Grant Shepard. Grant Fucking Shepard, good in a room, great in a bed, and the improbable love of my damn life.
He grins, like he can read her mind. When she finally reaches him and he lifts the blusher of her veil, he whispers in her ear, “It’s nice to see you.”
She shivers a little and looks back at the crowd. She sees his mom first, her heart in her eyes, clasping the hand of the Irish sheep farmer she married six months ago. She sees her own parents, sitting in the front row, holding hands. Mom wears a brittle expression, and the corner of her mouth can’t seem to decide if it wants to turn up or down. Dad looks like he might cry at any minute.
Helen looks to the other side of the aisle and sees Nicole eyeing Grant’s father with blatant sexual interest. Nicole spots her and gives Helen a winking nice.
Grant squeezes her hand.
“Come hang out here with me,” he says quietly, and she looks up into his laughing eyes. “I missed you all morning.”
She smiles and feels a tug at the back of her dress.
“Shelley, no!” Grant’s mom exclaims, as a rogue sheep wearing a flowery collar chews on the silk crepe of Helen’s wedding dress.
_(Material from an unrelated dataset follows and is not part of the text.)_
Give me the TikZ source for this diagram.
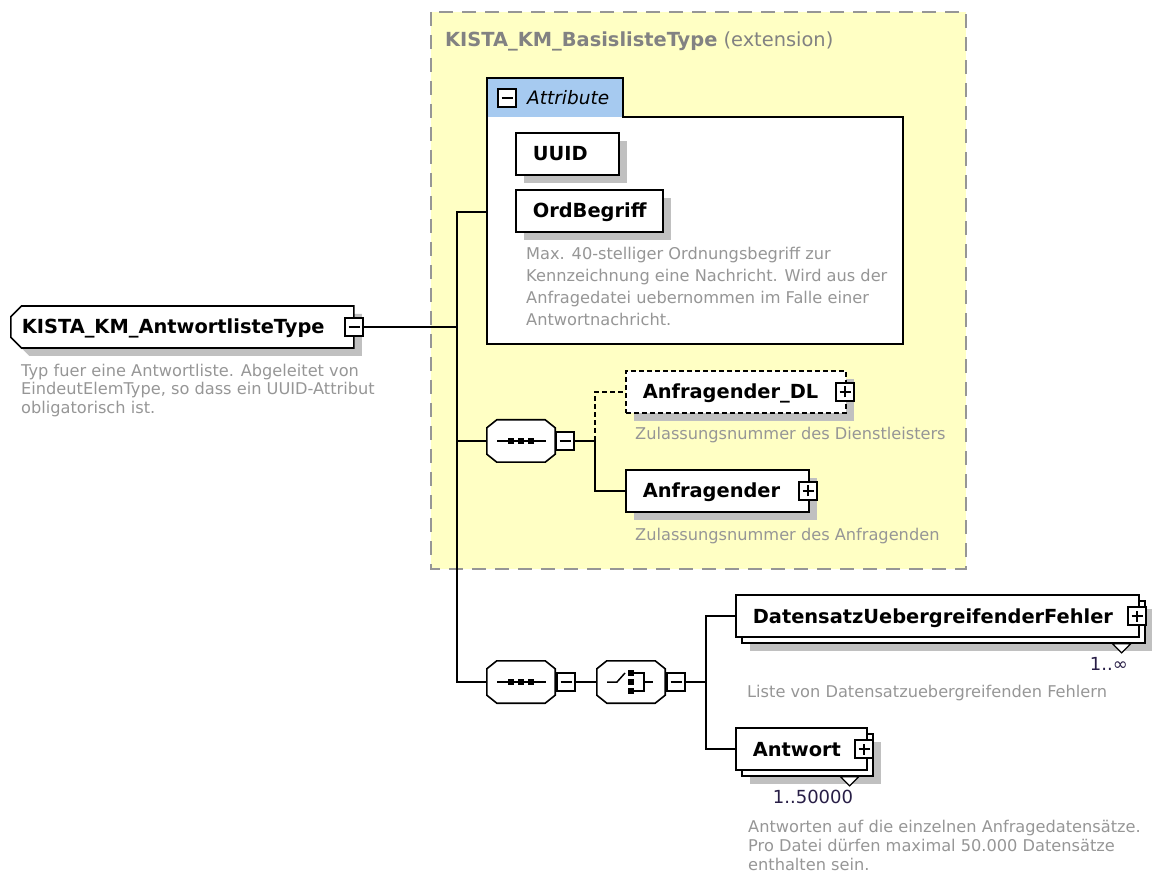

Grant leans closer and her hand itches to reach out and touch his hair.
“The sheep’s name is Michelle,” he says. “If you can believe it.”
“Hold for wardrobe,” their officiant, an episodic director, quips.
They wait as Nicole wrestles Helen’s train from the sheep and Helen looks up into Grant’s eyes and thinks, This is it. She thinks wryly of how much easier things could have been for them in a different timeline, where they made a few different decisions, where everyone made some slightly different choices along the way. It would have been an entirely different story.
She thinks of the infinitely different love stories they could have lived instead—and she decides she’ll write them all. She’ll fracture this feeling into a million shards of glass reflecting back the same, unbelievable love story so she can capture it for the days when she needs to read it back to herself and to him—when they’re sad, or tired, or annoyed, or hurting. Or happy, she reminds herself. Loving him is poetry, and she thinks she’ll try her hand at that too.
“This is my favorite part of the day I married you,” Helen says, smiling.
“So far,” Grant agrees, and her heart—that reliable organ—beats loudly in agreement, in want me, love me, have me, keep me, in happilyeverafter.